I haven’t read the Laura Ingalls Wilder Little House on the Prairie books in decades, but a happy memory that lives on is the image of women crafting, their hands busy with making things both beautiful and useful. The women are seated around a table, enjoying a break from regular routines as they engage in easy conversation and sip tea from pretty cups. Now, I have no idea if this is an actual scene in one of Wilder’s books (probably not!), but a desire to experience that sense of togetherness and purpose amongst makers has inspired me to host the occasional crafting bee in my home.
My “Party on a Wrist” bracelet has been such a conversation starter, and so many have expressed an interest in making their own, that I decided to host a how-to gathering, visions of a modern-day Little House on the Prairie in my mind.
1. Email invites were sent out with a caution to RSVP quickly, as seating would be limited. Final number of crafters reflected 20% last-minute cancellations.
2. It’s been four years (eek!) since I made my first Spiny Knotted Bracelet, so a little practice of Stephanie Sersich‘s technique was in order. Her book‘s step-by-step illustrations are user-friendly and before I knew it, I was stringing and knotting with ease.

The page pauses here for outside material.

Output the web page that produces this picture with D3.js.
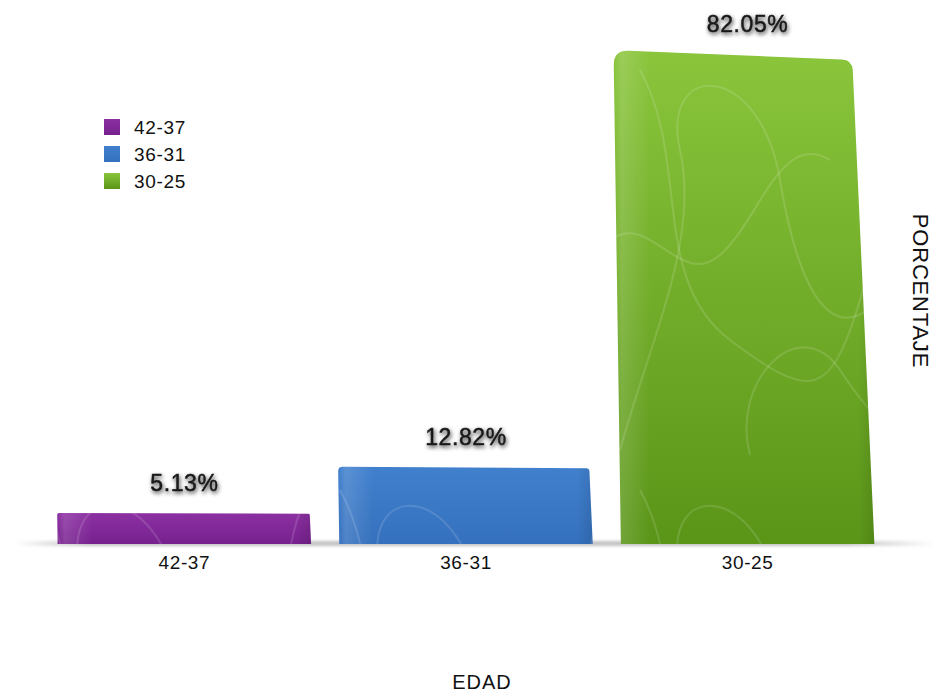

3. Set out the tea cups and light snacks and let the fun begin.
An infusion of chocolate was necessary mid-afternoon.
A symphony of metallics with black.
Woo-hoo! Everyone completed their Party on a Wrist bracelet! Aren’t they beautiful?!
The crafting bee was everything I hoped for. We laughed, we shared stories, we admired each other’s beads and bracelets. Some confronted a desire for perfection, whatever that might look like, and found a new way to think about pattern, balance and visual texture. There was no calico in sight — we’re a modern bunch — but I like to imagine that the extra tea cup was for Laura Ingalls Wilder, our spectral crafter.
p.s. If you’re teaching a new technique to your crafting friends, don’t count on finishing your own project. That will have to wait until later.